Un accordo che a distanza di un anno dalla firma genera ancora polemiche e malumori. Tra coloro che  condannano il documento c’è anche Amnesty International, per la quale gli effetti, sul medio e lungo periodo sono stati devastanti. Gauri van Gulik, vicedirettrice di Amnesty International per l’Europa, dichiara: “L’accordo tra Unione europea e Turchia è stato un disastro per le migliaia di persone abbandonate a se stesse in un limbo pericoloso, disperato e apparentemente senza fine sulle isole greche.

“E’ del tutto ipocrita – continua il vicedirettore – che i leader europei descrivano l’accordo come un successo, mentre chiudono gli occhi di fronte al costo, insopportabilmente alto, pagato da chi ne sta subendo le conseguenze”.
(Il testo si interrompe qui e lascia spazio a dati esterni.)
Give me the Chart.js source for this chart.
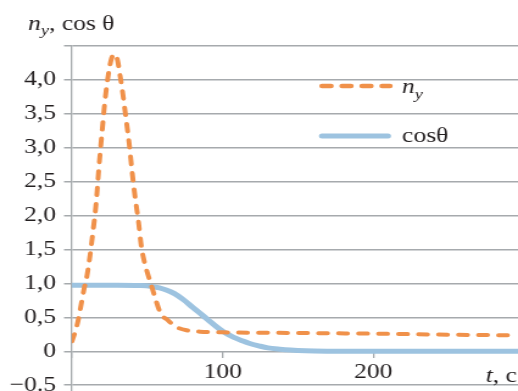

Il patto che è entrato in vigore ha costretto migranti e i rifugiati a spostamenti in centri di detenzione. Anche se il protocollo non è più applicato rigidamente, coloro che vivono in tali nei campi non possono tuttora lasciare i luoghi di destinazione – nella fattispecie le isole greche –  e “sono costretti a vivere in condizioni squallide per mesi e mesi in campi sovraffollati dove manca l’acqua calda, l’igiene è scarsa, il cibo è insufficiente e le cure mediche sono inadeguate”.

L’Associazione per la tutela dei diritti umani, non soltanto denuncia il degrado strutturale ma anche quello fisico dei richiedenti asilo e dei rifugiati. Inoltre, a tale condizione, si aggiunge anche la preoccupazione per la sicurezza dei locali, che alimenta un clima ostile e di tensione. Un esempio tangibile è testimoniato da quanto accaduto nel campo di Souda dell’isola di Chio, in cui dei rifugiati hanno subito attacchi motivati da odio.

Il disagio include anche la sfera sessuale, in quanto la sicurezza è carente soprattutto per le donne, costrette a vivere nei campi insieme agli uomini, a usare le stesse docce e gli stessi servizi igienici. Le conseguenze sono immaginabili: parecchie donne hanno denunciato di aver subito aggressioni sessuali e violenza domestica.

Conclude van Gulik che: “Fino a quando la Turchia non sarà un Paese sicuro, l’Unione europea dovrà cooperare con le autorità di Atene per trasferire urgentemente i richiedenti asilo dalle isole greche alla terraferma e verso altri paesi europei”.